The District Court, South-East District, Saket Courts has awarded ₹1,08,80,000 in damages to Delhi-based travel agency ABS Tour & Travels in a commercial dispute against SNV Aviation Pvt Ltd, which operates as Akasa Air.
The suit arose from the cancellation of eight group PNRs comprising 640 seats booked in April 2023 for travel on the Delhi–Goa and Goa–Delhi sectors between December 23, 2023 and January 13, 2024, covering the Christmas and New Year peak season. The travel agency had paid 25% of the total booking amount ₹4,82,280 through the airline’s agent portal, following which the PNRs were generated. On May 29, 2023, the airline cancelled all eight PNRs. The advance amount was later refunded in August 2023.

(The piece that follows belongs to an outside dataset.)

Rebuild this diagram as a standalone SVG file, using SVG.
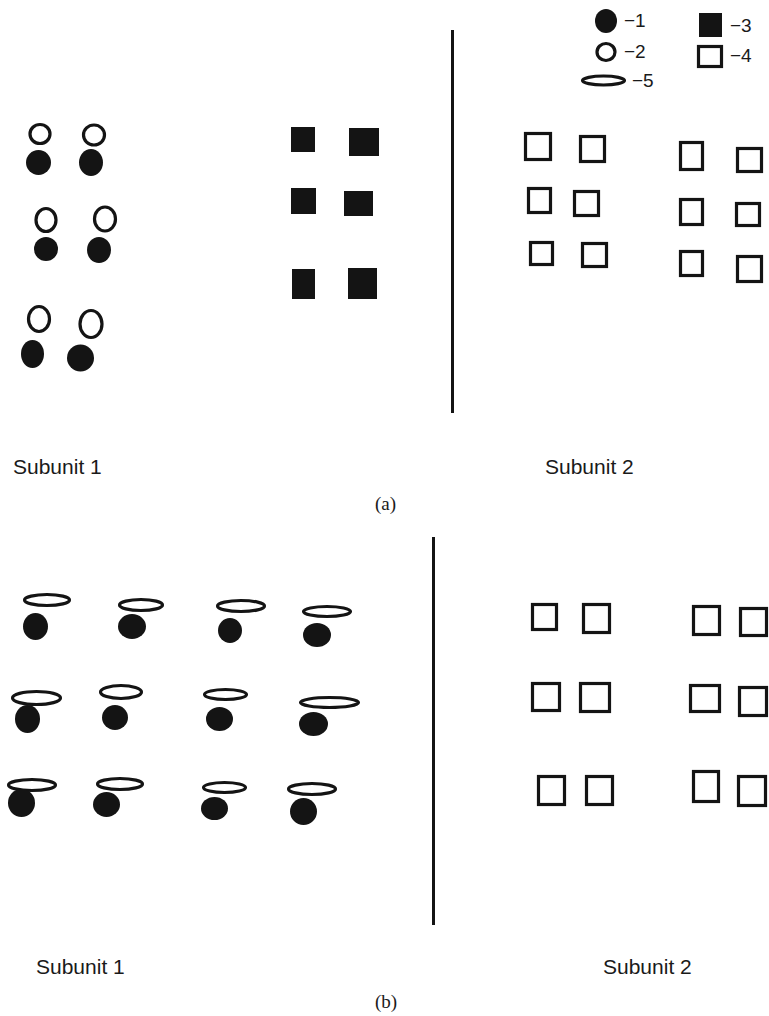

The plaintiff contended that once the PNRs were generated upon receipt of advance payment, a binding contract had come into existence. It argued that the abrupt cancellation, months before the balance payment was due, deprived it of the opportunity to sell the tickets during the festive season when fares typically surge. Relying on fare data placed on record, the plaintiff claimed that ticket prices for the relevant period had risen to approximately ₹17,000 per seat, resulting in a total loss of profit of ₹1,08,80,000.
The airline defended the cancellation on the ground that for group bookings exceeding 70 passengers, 50% of the total fare was required as advance payment at the time of booking, whereas the plaintiff had paid only 25%. It also argued that the damages claim was speculative, that no tickets had actually been sold, that the advance had been refunded, and that the plaintiff failed to mitigate its alleged loss.
The Court rejected the airline’s defence, noting that no contemporaneous document was produced to establish that a 50% advance condition was applicable at the time of booking. The Court observed that the PNRs were generated after receipt of 25% advance and that no notice demanding any shortfall was issued before cancellation. In the absence of proof of a binding contractual stipulation permitting such cancellation, the Court held that the airline’s action amounted to breach of contract under Sections 37 and 39 of the Indian Contract Act, 1872.
On the question of damages, the Court held that loss of expected profits is recoverable where performance of a contract is wrongfully prevented. It accepted the plaintiff’s computation based on prevailing festive season fares and held that mathematical precision is not required so long as the assessment is grounded in documentary evidence and commercial probability. The total damages were calculated as 640 seats multiplied by ₹17,000 per seat, amounting to ₹1,08,80,000.
However, the Court declined the claim for interest at 18% per annum, observing that there was no contractual stipulation supporting such rate and that the claim pertained to unliquidated damages. The claim for damages on account of mental agony and harassment was also rejected, the Court noting that in purely commercial business-to-business transactions, non-pecuniary damages are not ordinarily awarded in the absence of exceptional circumstances.
The suit was accordingly decreed for ₹1,08,80,000 without interest.